To allay fears that sectarian tensions in Iraq could worsen in the aftermath of Sunday's elections, interim Prime Minister Iyad Allawi says he will start a national dialogue to ensure that all minority groups have a voice in Iraq's next government.

A day after landmark elections in which millions of Iraqis went to the polls despite insurgent threats and suicide bombings, Interim Prime Minister Allawi urged the people to pull together to unite the country.

Speaking through an interpreter, Mr. Allawi said the world is watching Iraq, as it enters what he termed a "new phase" in Iraqi history.

"Those who have cast their votes, or those who have not, our mission is to rebuild our country, based on a secure and prosperous foundation," Mr. Allawi said. "Time has come to put aside all the problems, disunity that the former regime was known for."

Iraq's Shi'ite Muslims and minority Kurds overwhelmed many polling centers across the country on Sunday to take part in the country's first democratic elections in 50 years.

Shi'ites, who make up 60 percent of the population, but were brutally oppressed under Saddam Hussein and his Sunni Baath Party, were especially supportive of the polls. The election process to choose a new 275-member National Assembly virtually guarantees that Shi'ites, now will play a dominant political role in Iraq.

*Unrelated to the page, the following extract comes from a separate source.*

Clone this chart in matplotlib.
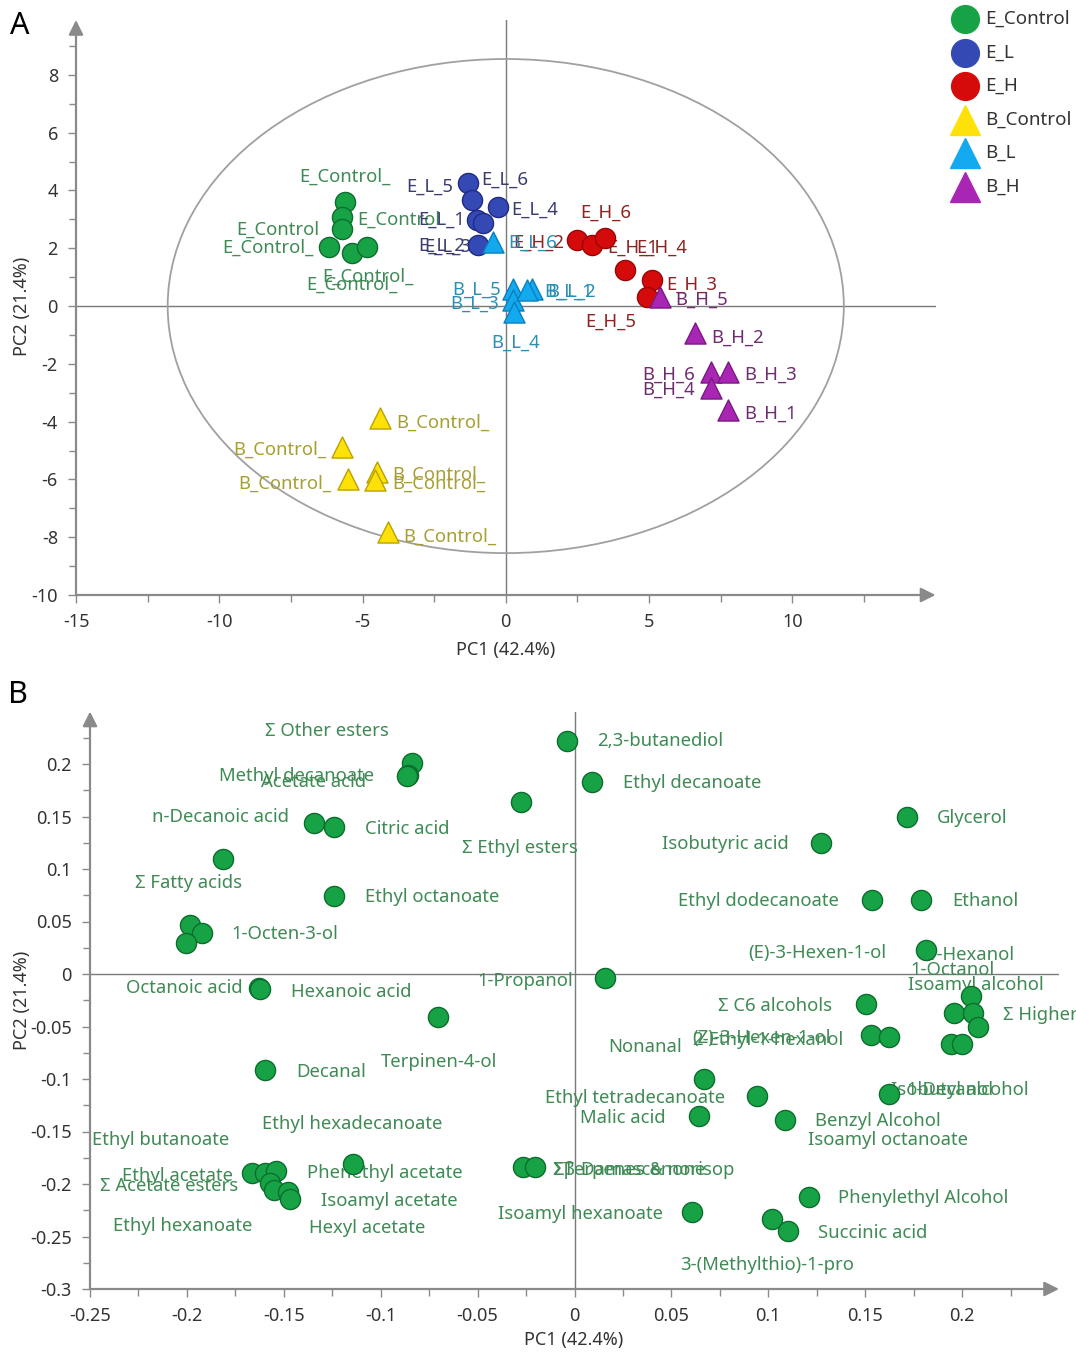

In contrast, many Sunni Arabs had called for a delay in the elections. They argued that security in the country needed to improve before Sunni voters could feel safe enough to go to the polls. Other Sunni Arabs, including Iraqi militants, called for an outright boycott, fearing that Shi'ites would win no matter what, and would not share power with those long seen as their oppressors.

Preliminary surveys from polling centers show that national turnout was low among the country's five million Sunni Arabs. That has prompted warnings from several countries that sectarian divisions could widen dangerously in Iraq, if measures are not taken to ensure Sunni participation.

On Monday, Prime Minister Allawi indicated that he would take the lead in trying to bring disaffected Sunnis into the political process of drafting a new constitution for Iraq.

"During the remainder of my term, I will start a national dialogue to guarantee the presence of a vote for all Iraqis in the next government," Mr. Allawi said. "As we worked together yesterday to end a dictatorship, let us go forward toward a better future. Shi'ites, Sunni Muslims, Christians, Arabs, Kurds, and Turkmen, may God protect Iraq and all its people."

Meanwhile, as Iraqis wait for final voting results to be announced in the next nine days or so, U.S. and British officials warn that insurgent violence could escalate again.

There is fear that the leader of the al-Qaida terrorist group in Iraq, Abu Musab al-Zarqawi, and other militants opposed to the polls, may try to seek revenge on Iraqis who voted and on coalition and Iraqi security forces who worked together for weeks ahead of the elections to thwart potential attacks.

A total of 30 civilians and six security members were killed in election day violence. But government officials say, thanks to the efforts of multi-national and Iraqi forces, the number of casualties and attacks were far below what had been feared.